The South Prospect was acquired for the royal library at Gulston’s sale in 1786, where it may have been among the ‘thirty-one prints relative to St Paul’s, fine and curious’, which formed lot 32 on the 19th night of the sale, and which sold for £1 and 10 shillings. But it is unclear what approach, if any, there was to the acquisition of material at the sale for K.Top. It may be that only British subjects were acquired in both topography and portraiture: a work with a foreign subject has yet to be located that had been acquired for the royal collection.
There are other small clues. The King bought a print of the south side of St Mary le Strand after James Gibbs (number 6556) but did not acquire two of the other views in the set (numbers 6554 and 6555), which are now in the Department of Prints and Drawings of the British Museum. And as we have seen, it appears that the South Prospect is missing some of its companions. Either these sets of prints were separated into different lots or, perhaps more likely, an unknown dealer purchased them at the sale and then offered the royal library the pick of the material acquired. But there is no sense that prints were selected to fill gaps in the royal collection: there are no impressions of the ‘escaped’ west and east prospects of St Mary le Strand in K.Top.
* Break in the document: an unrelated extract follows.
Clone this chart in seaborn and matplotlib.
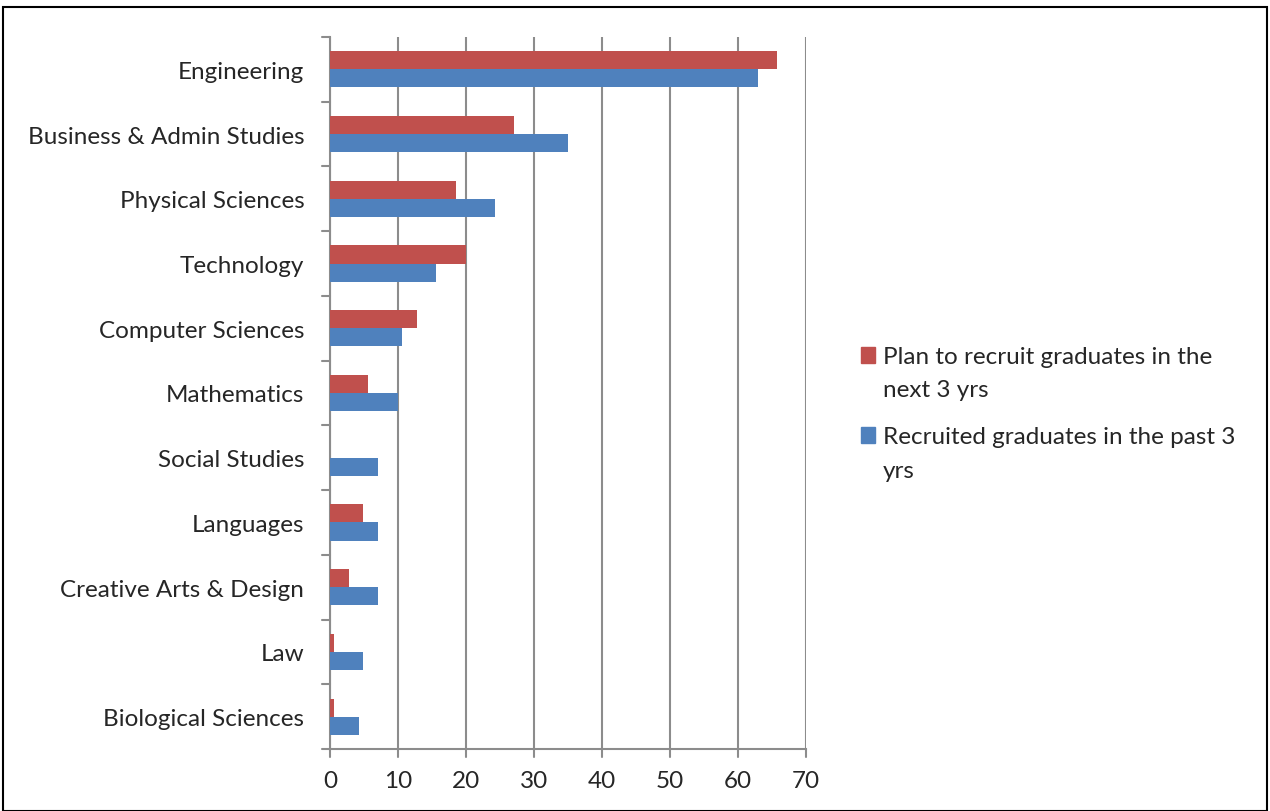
import matplotlib
matplotlib.use("Agg")
import matplotlib.pyplot as plt
import matplotlib.patches as mpatches
from matplotlib.legend_handler import HandlerPatch
import seaborn as sns
import pandas as pd

categories = ["Engineering", "Business & Admin Studies", "Physical Sciences", "Technology",
              "Computer Sciences", "Mathematics", "Social Studies", "Languages",
              "Creative Arts & Design", "Law", "Biological Sciences"]
plan_next = [65.8, 27.1, 18.5, 20.0, 12.8, 5.6, 0.0, 4.9, 2.8, 0.6, 0.6]
recruited_past = [63.0, 35.0, 24.3, 15.6, 10.6, 10.0, 7.1, 7.1, 7.1, 4.9, 4.2]
series_names = ["Plan to recruit graduates in the\nnext 3 yrs",
                "Recruited graduates in the past 3\nyrs"]
x_ticks = [0, 10, 20, 30, 40, 50, 60, 70]

df = pd.DataFrame({
    "category": categories * 2,
    "value": plan_next + recruited_past,
    "series": [series_names[0]] * len(categories) + [series_names[1]] * len(categories),
})

sns.set_style("white")
plt.rcParams["font.family"] = ["Lato", "DejaVu Sans"]
FS = 17.5

fig = plt.figure(figsize=(12.7, 8.12), dpi=100)
ax = fig.add_axes([330 / 1270, 1 - 750 / 812, 476 / 1270, 712 / 812])

palette = {series_names[0]: "#C0504D", series_names[1]: "#4F81BD"}
sns.barplot(data=df, x="value", y="category", hue="series", order=categories,
            hue_order=series_names, palette=palette, orient="h", width=0.56,
            saturation=1, ax=ax, edgecolor="none", zorder=3)

ax.set_xlim(0, 70)
ax.set_ylim(len(categories) - 0.5, -0.5)
ax.set_xticks(x_ticks)
ax.set_xticklabels([str(t) for t in x_ticks], fontsize=FS)
ax.set_xlabel("")
ax.set_ylabel("")
ax.tick_params(axis="y", length=0, labelsize=FS, pad=18.5)
ax.tick_params(axis="x", length=0, pad=15)

# Vertical gridlines
ax.grid(axis="x", color="#8c8c8c", linewidth=1.5, zorder=0)
ax.grid(axis="y", visible=False)
for side in ["top", "right"]:
    ax.spines[side].set_visible(False)
for side in ["left", "bottom"]:
    ax.spines[side].set_color("#8c8c8c")
    ax.spines[side].set_linewidth(1.5)

# Category separator ticks on the left spine and tick marks below the x-axis
for b in [i - 0.5 for i in range(len(categories) + 1)]:
    ax.plot([-1.2, 0], [b, b], color="#8c8c8c", lw=1.5, clip_on=False, zorder=4)
for t in x_ticks:
    ax.plot([t, t], [len(categories) - 0.5, len(categories) - 0.5 + 0.13],
            color="#8c8c8c", lw=1.5, clip_on=False, zorder=4)


def top_aligned_square(legend, orig_handle, xdescent, ydescent, width, height, fontsize):
    # Square key placed level with the first line of a two-line label
    return mpatches.Rectangle((-xdescent, -ydescent + 13), width, height)


handles = [mpatches.Patch(color=palette[s], label=s) for s in series_names]
leg = ax.legend(handles=handles, loc="center left", bbox_to_anchor=(839 / 1270, 0.49),
                bbox_transform=fig.transFigure, frameon=False, fontsize=FS,
                handlelength=0.6, handleheight=0.6, handletextpad=0.3, labelspacing=1.05,
                handler_map={mpatches.Patch: HandlerPatch(patch_func=top_aligned_square)})
for txt in leg.get_texts():
    txt.set_linespacing(1.75)

# Outer frame
fig.patches.append(mpatches.Rectangle((3 / 1270, 0), 1264 / 1270, 1 - 8 / 812,
                                      transform=fig.transFigure, fill=False,
                                      edgecolor="black", linewidth=1.5))

fig.savefig("out.png", dpi=100)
When it reached the royal collection, the South Prospect was placed with other views of St Paul’s Cathedral in K.Top. As we have seen, there was no discrimination between autograph architectural drawings and these reissued prints: everything was placed together to create a visual topographical encyclopaedia.
Joseph Smith published the South Prospect because he saw a market – an interest in prints of notable buildings and monuments. We do not know who bought the print when it was first issued but their concern appears to have been the creator rather than the subject, with groups of views by different publishers kept together rather than distributed by topographical site. When it was acquired by Joseph Gulston, it was probably as part of a job lot rather than because he was especially interested in the subject matter, and we see his concern for topographical works waning as his collection progressed.
On Gulston’s death, the South Prospect was acquired for the royal collection, where it was placed with other views of St Paul’s, with the aim of gathering together as much knowledge as possible about that building. That, in the space of a hundred years, our little print can have graced three collections with such different concerns, shows us that the interests of collectors of topographical prints were as diverse as the works themselves.